▶ [DO THIS]: Copy exactly, and only, the lines between the line holding "Write the D3.js code for this chart." and the line holding "16, bottom: 394", inclusive; skip the pictures.

▶ [DATA TO PROCESS]:
***

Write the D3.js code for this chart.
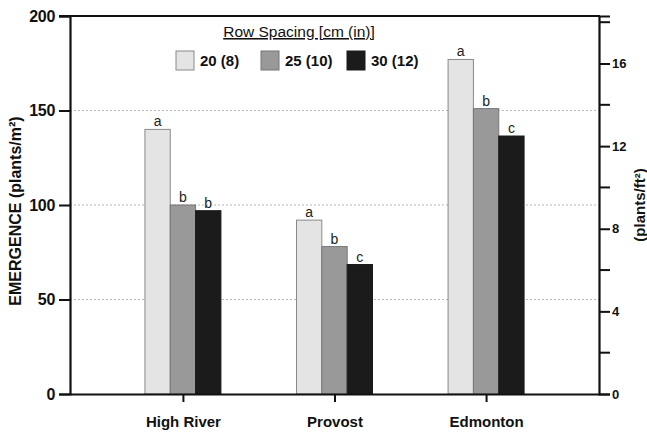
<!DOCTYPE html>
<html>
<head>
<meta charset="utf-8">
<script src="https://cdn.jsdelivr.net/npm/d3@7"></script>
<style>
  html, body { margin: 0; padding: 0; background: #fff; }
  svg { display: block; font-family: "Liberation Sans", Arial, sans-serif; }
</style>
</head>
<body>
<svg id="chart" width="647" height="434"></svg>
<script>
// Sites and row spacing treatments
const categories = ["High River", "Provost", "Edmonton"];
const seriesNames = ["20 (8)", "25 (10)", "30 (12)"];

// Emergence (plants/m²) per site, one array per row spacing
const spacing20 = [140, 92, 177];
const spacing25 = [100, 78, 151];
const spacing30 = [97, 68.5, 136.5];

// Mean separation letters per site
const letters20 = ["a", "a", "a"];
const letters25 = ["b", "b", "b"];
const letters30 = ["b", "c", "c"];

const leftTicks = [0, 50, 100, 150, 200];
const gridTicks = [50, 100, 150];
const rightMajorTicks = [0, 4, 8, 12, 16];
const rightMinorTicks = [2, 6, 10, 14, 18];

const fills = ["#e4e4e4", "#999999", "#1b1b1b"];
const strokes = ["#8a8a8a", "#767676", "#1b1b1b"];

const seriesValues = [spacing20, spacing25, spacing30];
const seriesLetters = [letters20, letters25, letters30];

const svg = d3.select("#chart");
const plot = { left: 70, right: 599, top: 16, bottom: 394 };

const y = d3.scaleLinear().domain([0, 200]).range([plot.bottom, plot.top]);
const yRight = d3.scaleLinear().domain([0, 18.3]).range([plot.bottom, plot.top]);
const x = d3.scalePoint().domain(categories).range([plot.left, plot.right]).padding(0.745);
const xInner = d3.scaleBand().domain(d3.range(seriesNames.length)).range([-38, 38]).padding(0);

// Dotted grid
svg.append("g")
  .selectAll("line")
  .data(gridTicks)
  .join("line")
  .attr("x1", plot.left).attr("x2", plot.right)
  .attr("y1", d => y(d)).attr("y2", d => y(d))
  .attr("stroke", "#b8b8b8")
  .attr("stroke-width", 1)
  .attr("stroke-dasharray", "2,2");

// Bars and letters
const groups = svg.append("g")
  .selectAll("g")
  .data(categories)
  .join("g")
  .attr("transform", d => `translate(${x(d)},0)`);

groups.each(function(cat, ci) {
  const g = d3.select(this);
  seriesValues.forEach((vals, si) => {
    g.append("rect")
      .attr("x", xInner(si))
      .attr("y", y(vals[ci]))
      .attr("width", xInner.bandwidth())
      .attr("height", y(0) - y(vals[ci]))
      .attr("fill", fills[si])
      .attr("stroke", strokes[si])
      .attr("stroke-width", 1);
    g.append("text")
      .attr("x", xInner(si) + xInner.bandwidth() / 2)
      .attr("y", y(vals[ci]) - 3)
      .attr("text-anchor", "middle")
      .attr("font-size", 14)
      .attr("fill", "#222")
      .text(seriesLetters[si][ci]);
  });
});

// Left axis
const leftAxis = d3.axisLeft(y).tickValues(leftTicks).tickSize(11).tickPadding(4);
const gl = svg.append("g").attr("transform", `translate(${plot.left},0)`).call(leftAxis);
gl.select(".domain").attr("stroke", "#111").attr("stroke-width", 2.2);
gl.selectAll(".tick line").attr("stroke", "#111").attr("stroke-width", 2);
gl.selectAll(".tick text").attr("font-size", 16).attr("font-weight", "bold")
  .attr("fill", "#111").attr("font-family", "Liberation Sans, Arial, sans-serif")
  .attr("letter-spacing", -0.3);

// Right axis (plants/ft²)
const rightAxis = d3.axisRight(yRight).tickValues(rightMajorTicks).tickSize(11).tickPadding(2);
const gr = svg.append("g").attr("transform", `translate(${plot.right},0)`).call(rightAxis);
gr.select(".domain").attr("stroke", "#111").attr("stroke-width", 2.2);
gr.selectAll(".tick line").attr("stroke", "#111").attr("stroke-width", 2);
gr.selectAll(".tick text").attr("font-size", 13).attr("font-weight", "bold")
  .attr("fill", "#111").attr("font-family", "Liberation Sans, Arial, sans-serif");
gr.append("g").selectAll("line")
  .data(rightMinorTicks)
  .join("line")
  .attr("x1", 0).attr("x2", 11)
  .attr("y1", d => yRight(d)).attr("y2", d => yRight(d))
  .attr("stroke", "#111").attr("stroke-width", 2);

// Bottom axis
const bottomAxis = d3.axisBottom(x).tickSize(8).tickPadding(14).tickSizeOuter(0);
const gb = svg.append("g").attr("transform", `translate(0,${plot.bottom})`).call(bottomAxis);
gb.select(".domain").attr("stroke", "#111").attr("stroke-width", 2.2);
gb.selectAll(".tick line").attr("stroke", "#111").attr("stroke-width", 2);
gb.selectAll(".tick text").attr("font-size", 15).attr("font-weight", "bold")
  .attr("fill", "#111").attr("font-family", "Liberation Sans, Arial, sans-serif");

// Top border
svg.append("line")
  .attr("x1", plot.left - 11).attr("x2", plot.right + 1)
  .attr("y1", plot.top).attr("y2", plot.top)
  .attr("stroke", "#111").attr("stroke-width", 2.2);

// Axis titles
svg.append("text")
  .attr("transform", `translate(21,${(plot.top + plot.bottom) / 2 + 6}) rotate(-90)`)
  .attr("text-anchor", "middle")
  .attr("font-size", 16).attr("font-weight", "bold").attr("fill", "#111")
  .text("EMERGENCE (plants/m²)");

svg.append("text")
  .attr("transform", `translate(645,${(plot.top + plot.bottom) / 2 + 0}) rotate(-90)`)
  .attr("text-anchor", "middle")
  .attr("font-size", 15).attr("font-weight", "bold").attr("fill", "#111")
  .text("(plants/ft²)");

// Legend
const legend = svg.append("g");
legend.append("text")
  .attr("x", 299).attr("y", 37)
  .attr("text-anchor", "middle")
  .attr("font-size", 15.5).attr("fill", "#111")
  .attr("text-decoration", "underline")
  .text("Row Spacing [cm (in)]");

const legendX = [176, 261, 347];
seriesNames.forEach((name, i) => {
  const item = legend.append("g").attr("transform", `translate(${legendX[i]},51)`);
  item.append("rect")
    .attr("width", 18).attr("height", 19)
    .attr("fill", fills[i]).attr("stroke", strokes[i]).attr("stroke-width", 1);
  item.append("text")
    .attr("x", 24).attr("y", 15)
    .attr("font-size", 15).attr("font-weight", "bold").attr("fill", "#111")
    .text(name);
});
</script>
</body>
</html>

***

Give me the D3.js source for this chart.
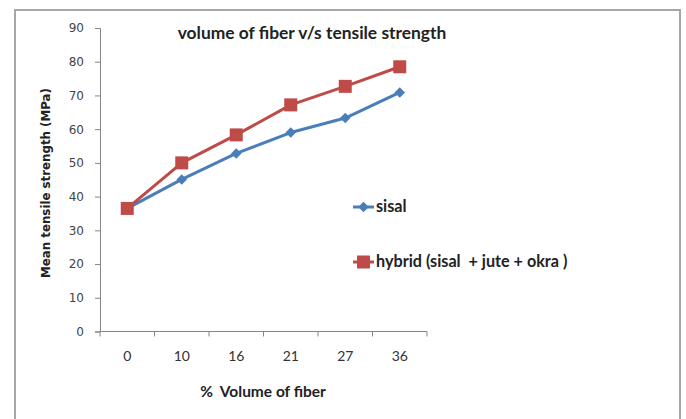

***

▶ [SOLUTION TO THIS EXERCISE]:
Write the D3.js code for this chart.
<!DOCTYPE html>
<html>
<head>
<meta charset="utf-8">
<script src="https://cdn.jsdelivr.net/npm/d3@7"></script>
<style>
  html, body { margin: 0; padding: 0; background: #fff; }
  svg { display: block; font-family: "Liberation Sans", Arial, sans-serif; }
</style>
</head>
<body>
<svg id="chart" width="647" height="434"></svg>
<script>
// Sites and row spacing treatments
const categories = ["High River", "Provost", "Edmonton"];
const seriesNames = ["20 (8)", "25 (10)", "30 (12)"];

// Emergence (plants/m²) per site, one array per row spacing
const spacing20 = [140, 92, 177];
const spacing25 = [100, 78, 151];
const spacing30 = [97, 68.5, 136.5];

// Mean separation letters per site
const letters20 = ["a", "a", "a"];
const letters25 = ["b", "b", "b"];
const letters30 = ["b", "c", "c"];

const leftTicks = [0, 50, 100, 150, 200];
const gridTicks = [50, 100, 150];
const rightMajorTicks = [0, 4, 8, 12, 16];
const rightMinorTicks = [2, 6, 10, 14, 18];

const fills = ["#e4e4e4", "#999999", "#1b1b1b"];
const strokes = ["#8a8a8a", "#767676", "#1b1b1b"];

const seriesValues = [spacing20, spacing25, spacing30];
const seriesLetters = [letters20, letters25, letters30];

const svg = d3.select("#chart");
const plot = { left: 70, right: 599, top: 16, bottom: 394 };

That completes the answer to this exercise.